Biz konuşurken Hasan Ferit Gedik’in mahkemesine gidecek olan kitle yavaş yavaş gelmeye başladı. Hasan Ferit’in dedesi Mustafa dede araba ayarlamış, onu beklediler. araba gelene kadar sohbet ettik. Dün Şişli Cevahir önünde Yürüyüş Dergisinin 500. sayısının dağıtımını yapan arkadaşlarımız, katil polis tarafından gözaltına alınmıştı, onunla ilgili konuştuk. “Bugün serbest kalırlar mı?” diye konuşurken araba geldi. Nuray anne ve giden tüm kitleyi tek tek sarılarak uğurladık ve yüreğimizin yanlarında olduğunu söyledik.
Onlar gittikten sonra açlık grevindeki arkadaşlarla dergimizin 500. sayısını okuduk. “19-22 Aralık Hapishaneler katliamı Kürdistan’da sürüyor” yazısını okuduk. Sonra “500. sayımızla halka umut olmaya devam ediyoruz!”, “Savaşta Moral Üstünlüğü” yazısını okuduk.
Saat 11.00’a kadar dergiyi okuyup tartıştık, düşüncelerimizi paylaştık. Saat 12.00’da günlük sloganlarımızı attık. Sonra bir arkadaşımız internetten haberlere baktı. Hasan Ferit’in mahkemesini takip ediyorduk, gözaltı olduğunu ve 18 kişinin gözaltına alındığını yazmışlar. Dünkü gözaltılarla birlikte gözaltı sayısı 38’e çıktı, diye bir yandan düşman tüm arkadaşlarımızı işkenceyle gözaltına aldı diye kızdık, ama bir yandan da mahkemenin sonucunu merak ettik. Çok geçmeden dün alınan arkadaşlarımız ile ilgili bir haber yayınlanmış. Halkın Hukuk Bürosu, ağır işkence yapıldığı için arkadaşlarımızı avukatlarıyla görüştürmüyorlarmış.

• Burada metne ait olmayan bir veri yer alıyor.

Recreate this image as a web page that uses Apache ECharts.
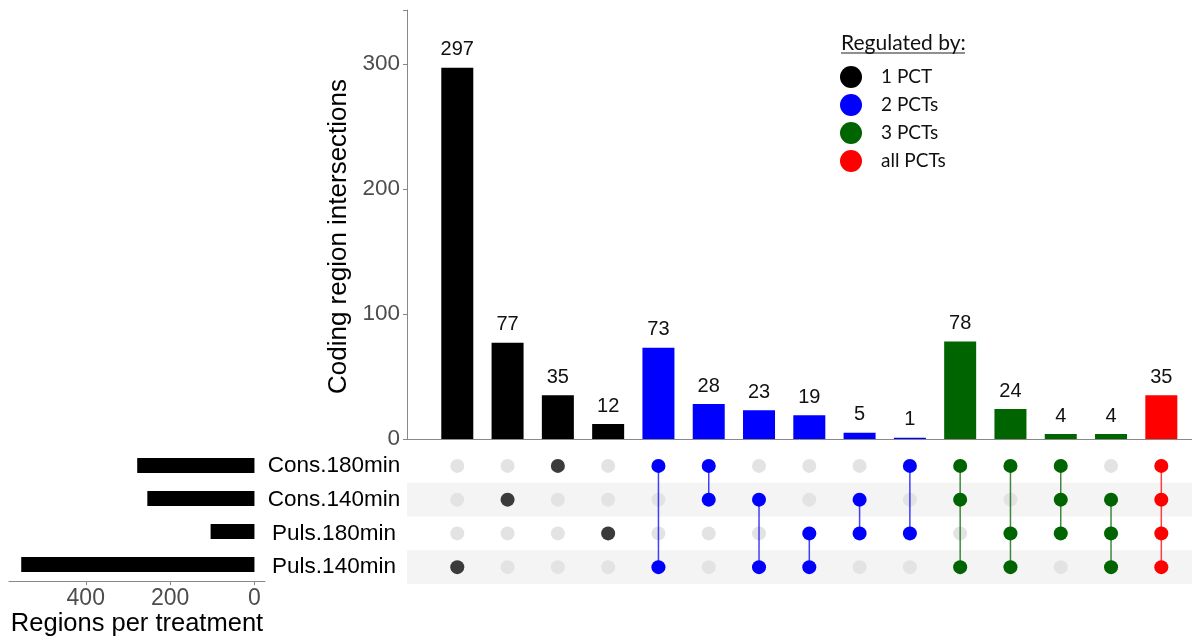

O sırada Bakırköy Hapishanesine görüşe giden aileler, görüşten sonra topluca çadırımıza geldiler. Bize şeker ve su getirmişlerdi, biz de onlara çay ikram ettik. Açlık grevinde olduğumuz için bize iş yaptırmak istemiyorlar tabi. Sağlığımızı sordular, iyi olduğumuzu, direnişin bizi her gün daha da iyi yaptığını söyledik, gözaltılardan bahsettik.

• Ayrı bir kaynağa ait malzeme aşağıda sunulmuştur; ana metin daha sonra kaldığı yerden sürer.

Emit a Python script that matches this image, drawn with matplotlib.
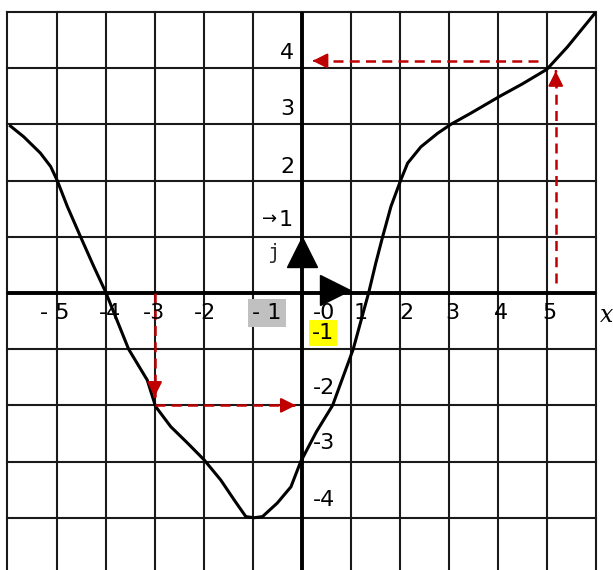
import numpy as np
import matplotlib.pyplot as plt

# curve
xs = [-5.94, -5.67, -5.33, -5.12, -4.99, -4.78, -4.51, -4.24, -4.0, -3.53, -3.15, -2.98,
      -2.67, -2.33, -1.99, -1.65, -1.38, -1.14, -0.97, -0.8, -0.5, -0.22, -0.02, 0.3,
      0.63, 1.05, 1.37, 1.51, 1.65, 1.82, 2.02, 2.16, 2.43, 2.77, 3.04, 3.45, 4.04,
      4.5, 5.0, 5.42, 6.0]
ys = [2.97, 2.78, 2.49, 2.25, 2.01, 1.54, 1.0, 0.47, 0.02, -1.0, -1.55, -2.02,
      -2.38, -2.67, -2.97, -3.33, -3.68, -3.98, -4.0, -3.98, -3.74, -3.45, -3.0, -2.47,
      -2.0, -1.0, 0.02, 0.53, 1.0, 1.54, 2.01, 2.31, 2.6, 2.84, 3.0, 3.2, 3.5,
      3.72, 3.98, 4.38, 5.0]

xlab = ["- 5", "-4", "-3", "-2", "- 1", "-0", "1", "2", "3", "4", "5"]
xlab_pos = [-5.04, -3.9, -3.02, -1.98, -0.71, 0.45, 1.2, 2.13, 3.08, 4.07, 5.05]
ylab = ["4", "3", "2", "-1", "-2", "-3", "-4"]
ylab_pos = [4.27, 3.27, 2.25, -0.71, -1.69, -2.67, -3.68]
ylab_x = [-0.3, -0.3, -0.3, 0.43, 0.45, 0.45, 0.45]

red = '#c00000'
fs = 16

fig = plt.figure(figsize=(6.13, 5.70), dpi=100)
ax = fig.add_axes([0.0122, 0.0, 0.96, 0.979])
ax.set_xlim(-6, 6)
ax.set_ylim(-4.93, 5)
ax.axis('off')

# grid
for gx in range(-6, 7):
    ax.plot([gx, gx], [-4.93, 5], color='#1a1a1a', lw=1.5, clip_on=False, zorder=1)
for gy in range(-4, 6):
    ax.plot([-6, 6], [gy, gy], color='#1a1a1a', lw=1.5, clip_on=False, zorder=1)
ax.plot([-6, 6], [0, 0], color='black', lw=2.8, zorder=2)
ax.plot([0, 0], [-4.93, 5], color='black', lw=2.8, zorder=2)

ax.plot(xs, ys, color='black', lw=2.2, zorder=4, solid_joinstyle='round')

# red dashed projections
def dashed_arrow(x0, y0, x1, y1):
    ax.plot([x0, x1], [y0, y1], color=red, lw=1.8, ls=(0, (4, 2.5)), zorder=5)
    dx, dy = x1 - x0, y1 - y0
    n = np.hypot(dx, dy)
    ax.annotate('', xy=(x1, y1), xytext=(x1 - 0.05 * dx / n, y1 - 0.05 * dy / n),
                arrowprops=dict(arrowstyle='-|>,head_length=0.9,head_width=0.45',
                                color=red, lw=1.5), zorder=6)

dashed_arrow(-3, 0, -3, -1.85)
dashed_arrow(-3, -2, -0.12, -2)
dashed_arrow(5.18, 0.18, 5.18, 3.95)
dashed_arrow(4.81, 4.13, 0.22, 4.13)

# unit vectors
ax.plot([0], [0.72], marker='^', ms=21, color='black', zorder=6)
ax.plot([0.67], [0.045], marker='>', ms=21, color='black', zorder=6)

for t, p in zip(xlab, xlab_pos):
    kw = {}
    if t == "- 1":
        kw['bbox'] = dict(facecolor='#c0c0c0', edgecolor='none', pad=3)
    ax.text(p, -0.36, t, fontsize=fs, ha='center', va='center', zorder=7, **kw)

for t, p, px in zip(ylab, ylab_pos, ylab_x):
    kw = {}
    if t == "-1":
        kw['bbox'] = dict(facecolor='#ffff00', edgecolor='none', pad=2)
    ax.text(px, p, t, fontsize=fs, ha='center', va='center', zorder=7, **kw)

ax.text(-0.33, 1.3, "1", fontsize=fs, ha='center', va='center', zorder=7)
ax.text(-0.66, 1.32, "→", fontsize=13, ha='center', va='center', zorder=7)
ax.text(-0.57, 0.71, "j", fontsize=15, ha='center', va='center', color='#333333',
        family='DejaVu Sans Mono', zorder=7)
ax.text(6.22, -0.4, "x", fontsize=17, ha='center', va='center', style='italic',
        family='DejaVu Serif', clip_on=False)

fig.savefig('out.png', dpi=100)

Saat 14.30 gibi Nuray anneler geldi, hepsinin yüzü gülüyordu. Tahliye olmadığını, mahkemenin ertelendiğini söylediler. Tahliye olmaması, Nuray annenin gözlerinin gülüşü bizi de çok mutlu etti, ama aynı zamanda gözaltına alınan arkadaşlarımızı da düşündük. Umuyoruz ki tutuklama olmaz dedik, ama faşizm bu, ne yapacağı da belli olmaz tabi.
Aileler ve Nuray annelerle toplu bir fotoğraf çekip haberini yaptık, hemen sonra aileler biraz daha oturup kalktılar.
Saat 16.00 gibi Edirne Hapishanesinden Musa Kurt aradı, arkadaşımızın sesini duyduğumuz için çok mutlu olduk, sohbet ettik. Ama konuşma hakkı kısıtlı olduğu için fazla konuşamadık. Açlık grevini sordu, durumumuzu sordu. Biz de ona gözaltılardan, Dilek’in vurulma videosundan bahsettik. En son bir arkadaşımız konuşmak için telefonu aldı, ama süre dolduğu için kapandı.
Akşam 18.00 gibi Diren Kazova Koop. geldi direniş çadırımıza 2 kişi geldiler. Biri bu akşam açlık grevine başlayacağını söyleyerek hemen önlüğü giydi. Daha sonra Anadolu yakasından Gülsuyu Mahallesinden arkadaşalar geldi. Bugün mahallelerin nöbeti olduğu için akşam etkinlik yapacaklarını söylediler. bir arkadaşımız da 1 haftalık açlık grevine başlayacağını söyledi etkinlikten sonra. Saat 20.00 gibi etkinliğe başladık. O sırada Okmeydanı’ndan 2 kişi geldi. Onlar da etkinliğe katıldılar, şiir okudu mahalleliler. Sonra kıssadan hisse okuduk, kıssadan hisse üzerinden sohbetler açtık. Herkes kendinden bir örnek anlattı, keyifli bir etkinlikti.
Saat 21.00’da açlık grevine girecek olan arkadaş bir şeyler yiyip geldikten sonra önlüğünü giyip, o da açlık grevine başladı, bunun haberini de yaptık. Saat 22.00 gibi gelen nöbetçi arkadaşlara çadırı bırakıp açlık grevindeki arkadaşlarla evlere dağıldık.